Nella dichiarazione congiunta «No Keystone XL Pipeline Will Cross Lakota Lands», i movimenti indigeni Honor the Heart, Oglala Sioux Nation, Owe Aku e Protect the Sacred, si rivolgono direttamente al presidente degli Stati uniti, Barack Obama: «La Oglala Lakota Nation ha assunto la leadership dicendo «no» alla Keystone XL Pipeline. Ha fatto ciò che è giusto per la terra, per il suo popolo ed ha invitato i suoi leader ad alzarsi in piedi e proteggere le loro terre sacre. E hanno detto che il KXL non deve attraversare il territorio che si estende oltre i confini della Riserva. I loro cavalli sono pronti. Così come lo sono i nostri. Noi siamo con la Nazione Lakota, siamo al loro fianco per proteggere l’acqua sacra, stiamo con loro perché gli stili di vita indigeni basati sulla terra non siano danneggiati da un oleodotto nocivo e tossico.
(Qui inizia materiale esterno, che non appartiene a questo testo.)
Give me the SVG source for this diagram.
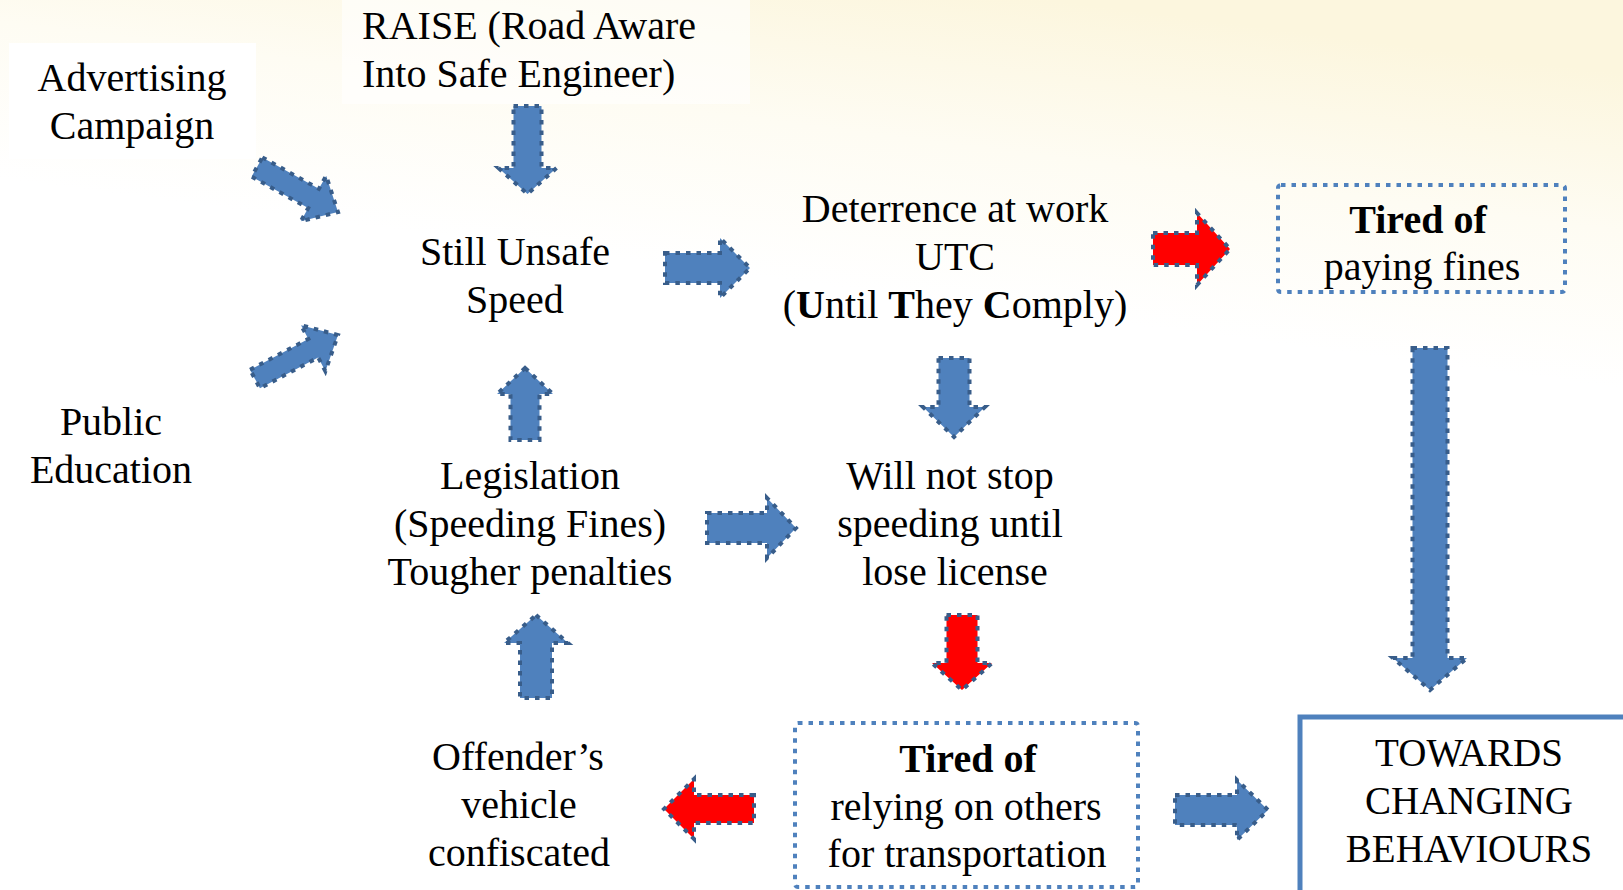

Riconoscendo la responsabilità di proteggere Madre Terra, i popoli indigeni non permetteranno che questo oleodotto attraversi le nostre aree protette dal Trattato».
A seguito della mobilitazione, la costruzione dell’oleodotto è stata temporaneamente sospesa, in attesa della decisione di un giudice federale. Nel frattempo, la società di costruzione dell’impianto, la «Partner Energy Transfer», ha citato in giudizio diversi manifestanti indigeni, accusandoli di intimidire gli imprenditori e di bloccare i lavori di costruzione.
Inizialmente la rivolta è stata silenziata dai media locali, che in molti casi hanno utilizzato la già collaudata tecnica di criminalizzazione dell’azione intrapresa dagli esponenti indigeni.
Il Governatore del South Dakota, Jack Dalrymple (tra l’altro è anche il consigliere di Donald Trump), ha cercato in tutti i modi di disperdere i manifestanti con posti di blocco e il taglio dell’acqua nei campi dove i dimostranti erano radunati. In seguito è emerso che Dalrymple, assieme ad altri sostenitori del progetto KXL, possiedono quote nella società stessa e che sono quindi in palese conflitto d’interessi.
Dopo diversi appelli, continue marce di protesta e il coinvolgimento attivo di personalità dello spettacolo, tra cui Leonardo Di Caprio e Susan Sarandon, la vicenda è stata finalmente ripresa anche sulla prima pagina del New York Times e su diversi altri media americani e internazionali.
Il 9 settembre scorso, un giudice federale ha però respinto la richiesta dei nativi e delle associazioni ambientaliste, decidendo quindi di far proseguire i lavori dell’oleodotto. Ma, nello stesso giorno, subito dopo la decisione del giudice, è scesa in campo l’amministrazione Obama che, attraverso il Dipartimento di giustizia, ha emanato un decreto che sembrerebbe bloccare i lavori di costruzione nell’area in cui si trova la riserva dei nativi. Ma un articolo di Jafari Tishomingo e M. David, pubblicato sul Counter Current News dell’11/09/2016 ci mette in guardia: «Obama ha solo suggerito di “fermare volontariamente” la costruzione del pipeline per un piccolo tratto del gasdotto proposto, d’accordo con i leaders di Standing Rock coi quali ha parlato. Quindi, perché il governo esagera, se non addirittura mente, su quello che è successo con la Casa Bianca nell’“intervento” di venerdì? Molti dei manifestanti del campo di Standing Rock ritengono che il motivo sia quello di convincere la gente a desistere».
L’efficacia della protesta Lakota risiede nel fatto che essi non si considerano semplici «protestors», cioè manifestanti, ma «protectors», vale a dire protettori che stanno lottando non solo egoisticamente per una causa che li riguarda, ma per la Madre Terra, quindi per tutti noi.
Una delle loro parole d’ordine è Mni wiconi, cioè «L’acqua è vita». Confidiamo che possa continuare ad esserlo.